Dissociation of onshore natural gas hydrates (NGHs) could lead to the release of methane directly to the atmosphere, especially in Arctic regions such as Svalbard, where enhanced climate warming has the capacity to promote rapid methane evasion to the atmosphere following the decay of permafrost and glacier ice. Here we present the first assessment of the NGH stability zone (GHSZ) in central Spitsbergen, a climate-sensitive part of Svalbard where thermobaric conditions appear favourable for onshore NGH formation. We developed an approach incorporating regionally constrained 3-dimensional parameterisation of temperature, pressure and phase boundary (93% methane, 7% ethane, 35 ppt salinity) to define the GHSZ. This resulted in an up to 650 m thick (mean: 308 m) GHSZ covering 74.8% of the study area, thickening significantly in the east where the climate is colder.
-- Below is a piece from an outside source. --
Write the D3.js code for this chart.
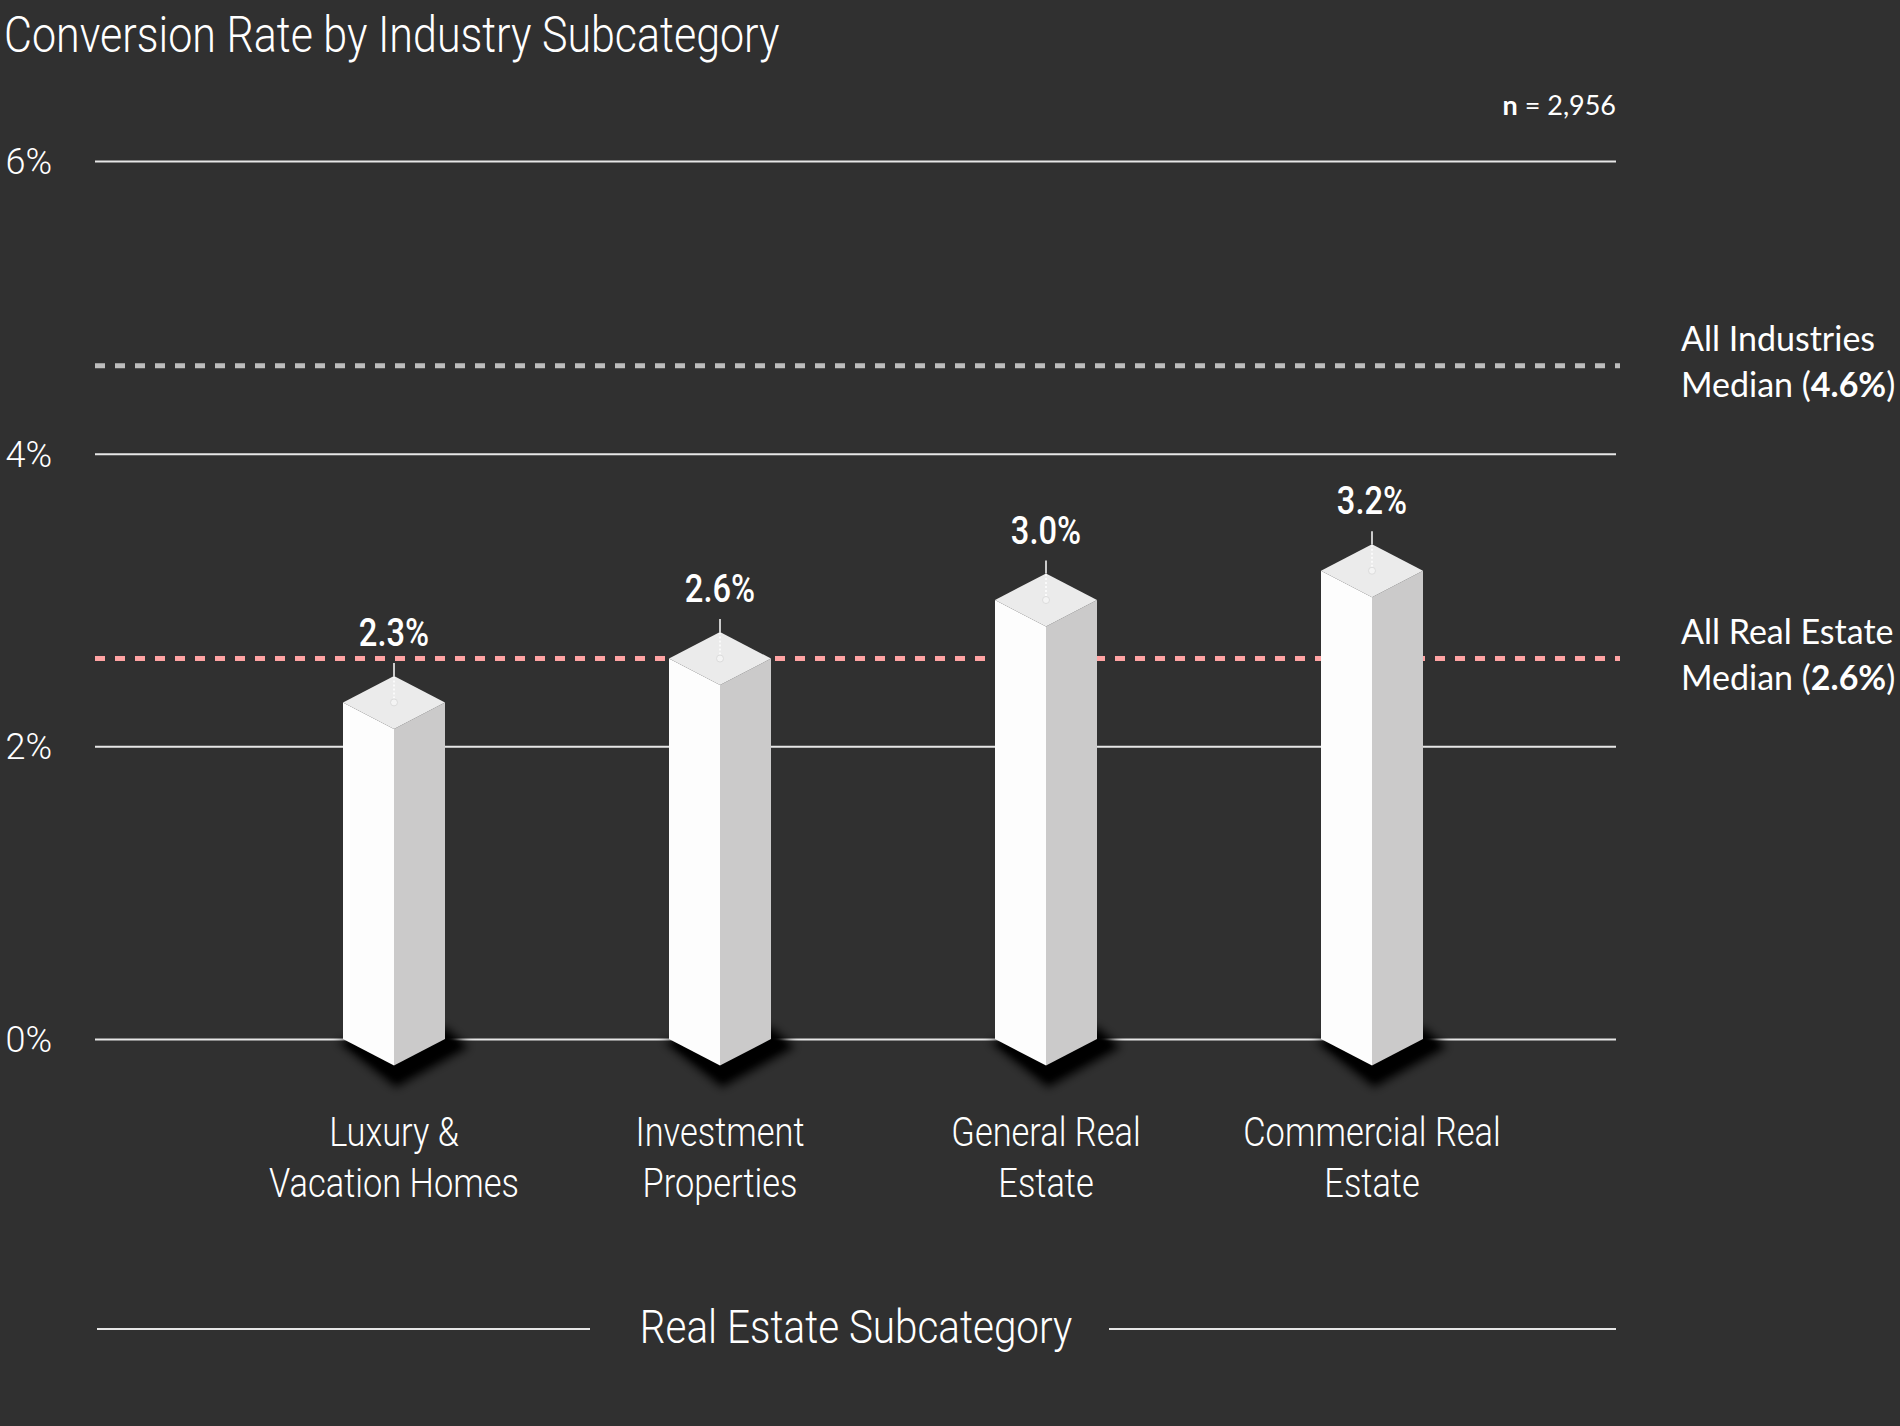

Perturbation of the base case parameters was undertaken to quantify the sensitivity of the GHSZ to the variation in environmental conditions across the study area. We present 26 examples of these deterministic scenarios and show that the largest changes in the GHSZ were observed when either the ethane content (to 20%) or the regional pore water pressure (to 125% hydrostatic) were increased. The GHSZ also increased markedly when the geothermal gradient was reduced from 33 to 26 °C km−1, but was almost completely inhibited by a dry gas (100% methane), greater salinity (50 ppt), or exposure to an increase in surface temperatures relative to the mean annual air temperature (e.g., by 2 °C). Most parameters affected both the upper and the lower stability boundary of the GHSZ, with the exception of the geothermal gradient, which impacted primarily upon the latter. Given that Svalbard is host to a proven petroleum system, we conclude that NGHs almost certainly exist onshore Svalbard.